Memberikan keterangan tidak benar dalam laporan dana kampanye pemilu;

Pasal 496
Peserta Pemilu yang dengan sengaja memberikan keterangan tidak benar dalam laporan dana Kampanye Pemilu sebagaimana dimaksud dalam Pasal 334 ayat (1), ayat (2), dan/atau ayat (3) serta Pasal 335 ayat (1), ayat (2), dan/atau ayat (3) dipidana dengan pidana kurungan paling lama 1 (satu) tahun dan denda paling banyak Rp 12 juta.

Pasal 497
Setiap orang yang dengan sengaja memberikan keterangan tidak benar dalam laporan dana Kampanye, dipidana dengan pidana penjara paling lama 2 (dua) tahun dan denda paling banyak Rp 24 juta.

Menyebabkan orang lain kehilangan hak pilihnya;

Pasal 510
Setiap orang yang dengan sengaja menyebabkan orang lain kehilangan hak pilihnya dipidana dengan pidana penjara paling lama 2 (dua) tahun dan denda paling banyak Rp 24 juta.

Menetapkan jumlah surat suara yang dicetak melebihi jumlah yang ditentukan;

Pasal 514
Ketua KPU yang dengan sengaja menetapkan jumlah surat suara yang dicetak melebihi jumlah yang ditentukan sebagaimana dimaksud dalam Pasal 344 ayat (2), ayat (3), dan ayat (4), dipidana dengan pidana penjara paling lama 2 (dua) tahun dan denda paling banyak Rp 240 juta.

Memberikan suaranya lebih dari satu kali.

Pasal 516
Setiap orang yang dengan sengaja pada waktu pemungutan suara memberikan suaranya lebih dari satu kali di satu Tempat Pemungutan Suara (“TPS”)/Tempat Pemungutan Suara Luar Negeri (“TPSLN”) atau lebih, dipidana dengan pidana penjara paling lama 18 (delapan belas) bulan dan denda paling banyak Rp 18 juta.
 
Yang Berwenang Memutus Perkara Tindak Pidana Pemilu
Terkait dengan tindak pidana pemilu ini, Pasal 2 huruf b Perma 1/2018 mengatur bahwa pengadilan negeri dan pengadilan tinggi berwenang memeriksa, mengadili dan memutus tindak pidana pemilu yang timbul karena laporan dugaan tindak pidana pemilu yang diteruskan oleh Bawaslu, Bawaslu Provinsi, Bawaslu Kabupaten/Kota dan/atau Panwaslu Kecamatan kepada Kepolisian Negara Republik Indonesia paling lama 1 x 24 jam (satu kali dua puluh empat jam), sejak Bawaslu, Bawaslu Provinsi, Bawaslu Kabupaten/Kota dan/atau Panwaslu Kecamatan menyatakan bahwa perbuatan atau tindakan yang diduga merupakan tindak pidana pemilu.

Pengadilan negeri dalam memeriksa, mengadili, dan memutus perkara tindak pidana Pemilu menggunakan Kitab Undang-Undang Hukum Acara Pidana, kecuali ditentukan lain dalam UU 7/2017.

Dalam hal putusan pengadilan negeri diajukan banding, permohonan banding diajukan paling lama 3 (tiga) hari setelah putusan dibacakan.
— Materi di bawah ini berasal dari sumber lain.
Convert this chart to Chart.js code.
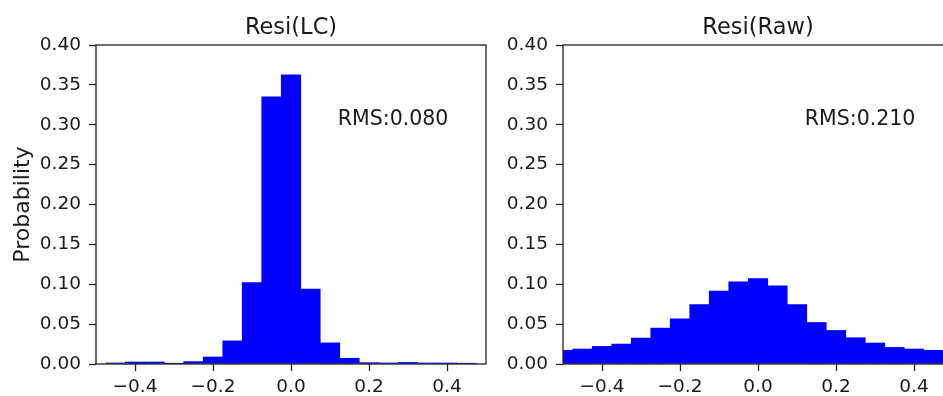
<!DOCTYPE html>
<html>
<head>
<meta charset="utf-8">
<script src="https://cdn.jsdelivr.net/npm/chart.js@4.4.1/dist/chart.umd.min.js"></script>
<style>
  html, body { margin: 0; padding: 0; background: #fff; overflow: hidden; width: 943px; height: 396px; }
  canvas { position: absolute; top: 0; }
  #lcChart { left: 0px; }
  #rawChart { left: 480px; }
</style>
</head>
<body>
<canvas id="lcChart" width="490" height="396"></canvas>
<canvas id="rawChart" width="480" height="396"></canvas>
<script>
// bin centres (width 0.05) and probabilities
const lcCenters = [-0.45, -0.40, -0.35, -0.30, -0.25, -0.20, -0.15, -0.10, -0.05, 0.00,
                   0.05, 0.10, 0.15, 0.20, 0.25, 0.30, 0.35, 0.40, 0.45];
const lcProb = [0.0013, 0.0025, 0.0025, 0.001, 0.003, 0.0088, 0.029, 0.102, 0.335, 0.3625,
                0.094, 0.0265, 0.0072, 0.0017, 0.0013, 0.002, 0.0013, 0.0013, 0.001];

const rawCenters = [-0.50, -0.45, -0.40, -0.35, -0.30, -0.25, -0.20, -0.15, -0.10, -0.05, 0.00,
                    0.05, 0.10, 0.15, 0.20, 0.25, 0.30, 0.35, 0.40, 0.45];
const rawProb = [0.0171, 0.0188, 0.0221, 0.025, 0.0325, 0.045, 0.0567, 0.0746, 0.0913, 0.1029, 0.1071,
                 0.0979, 0.0746, 0.0521, 0.0421, 0.0329, 0.0263, 0.0208, 0.0188, 0.0171];

const xTickValues = [-0.4, -0.2, 0.0, 0.2, 0.4];
const yTickValues = [0, 0.05, 0.10, 0.15, 0.20, 0.25, 0.30, 0.35, 0.40];

const lcTitle = 'Resi(LC)';
const rawTitle = 'Resi(Raw)';
const lcRms = 'RMS:0.080';
const rawRms = 'RMS:0.210';
const rmsPos = { x: 0.12, y: 0.30 };

const FONT = "'DejaVu Sans', sans-serif";
const INK = '#1a1a1a';

// axes box like matplotlib, title centred on the axes, and the RMS note
const framePlugin = {
  id: 'frame',
  afterDatasetsDraw(chart, args, opts) {
    const { ctx, chartArea: a, scales } = chart;
    ctx.save();
    ctx.strokeStyle = '#222';
    ctx.lineWidth = 1.3;
    ctx.strokeRect(a.left, a.top, a.right - a.left, a.bottom - a.top);
    ctx.fillStyle = INK;
    ctx.textBaseline = 'alphabetic';
    ctx.font = "22.5px " + FONT;
    ctx.textAlign = 'center';
    ctx.fillText(opts.title, (a.left + a.right) / 2, 33.5);
    ctx.font = "20.5px " + FONT;
    ctx.textAlign = 'left';
    ctx.fillText(opts.text, scales.x.getPixelForValue(rmsPos.x), scales.y.getPixelForValue(rmsPos.y));
    ctx.restore();
  }
};

function makeChart(id, centers, probs, title, rms, yWidth, padRight, yLabel) {
  return new Chart(document.getElementById(id), {
    type: 'bar',
    data: {
      datasets: [{
        data: centers.map((c, i) => ({ x: c, y: probs[i] })),
        backgroundColor: '#0000ff',
        borderWidth: 0,
        barPercentage: 1,
        categoryPercentage: 1
      }]
    },
    options: {
      responsive: false,
      animation: false,
      layout: { padding: { left: 0, right: padRight, top: 45, bottom: 0 } },
      plugins: {
        legend: { display: false },
        tooltip: { enabled: false },
        title: { display: false },
        frame: { text: rms, title: title }
      },
      scales: {
        x: {
          type: 'linear', min: -0.5, max: 0.5, offset: false,
          afterBuildTicks: s => { s.ticks = xTickValues.map(v => ({ value: v })); },
          afterFit: s => { s.height = 32; },
          border: { display: false },
          grid: { offset: false, drawOnChartArea: false, tickLength: 7, tickColor: '#222', tickWidth: 1.3 },
          ticks: {
            color: INK, padding: 5, maxRotation: 0, autoSkip: false,
            font: { family: FONT, size: 18.5 },
            callback: v => v.toFixed(1).replace('-', '\u2212')
          }
        },
        y: {
          min: 0, max: 0.4,
          afterBuildTicks: s => { s.ticks = yTickValues.map(v => ({ value: v })); },
          afterFit: s => { s.width = yWidth; },
          border: { display: false },
          grid: { drawOnChartArea: false, tickLength: 7, tickColor: '#222', tickWidth: 1.3 },
          ticks: {
            color: INK, padding: 8, autoSkip: false,
            font: { family: FONT, size: 18.5 },
            callback: v => v.toFixed(2)
          },
          title: {
            display: !!yLabel, text: yLabel || '', color: INK,
            font: { family: FONT, size: 22 },
            padding: { top: 10, bottom: 0 }
          }
        }
      }
    },
    plugins: [framePlugin]
  });
}

makeChart('lcChart', lcCenters, lcProb, lcTitle, lcRms, 96, 4, 'Probability');
makeChart('rawChart', rawCenters, rawProb, rawTitle, rawRms, 83, 7, null);
</script>
</body>
</html>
Pengadilan tinggi memeriksa dan memutus perkara banding paling lama 7 (tujuh) hari setelah permohonan banding diterima. Putusan pengadilan tinggi yang memeriksa dan memutus perkara banding dalam tindak pidana pemilu merupakan putusan terakhir dan mengikat serta tidak dapat dilakukan upaya hukum lain.

Jadi, melihat masalah  pidana Pemilu yang terjadi di Merauke tersebut, seyogyanya tidak diteruskan. Karena hanya akan menguras energi.

Dan saat ini sebaiknya pihak-pihak yang bersaing dalam Pemilu kemarin, perlu melakukan rekonsiliasi. Bersatu untuk membangun Masa depan Kabupaten Merauke.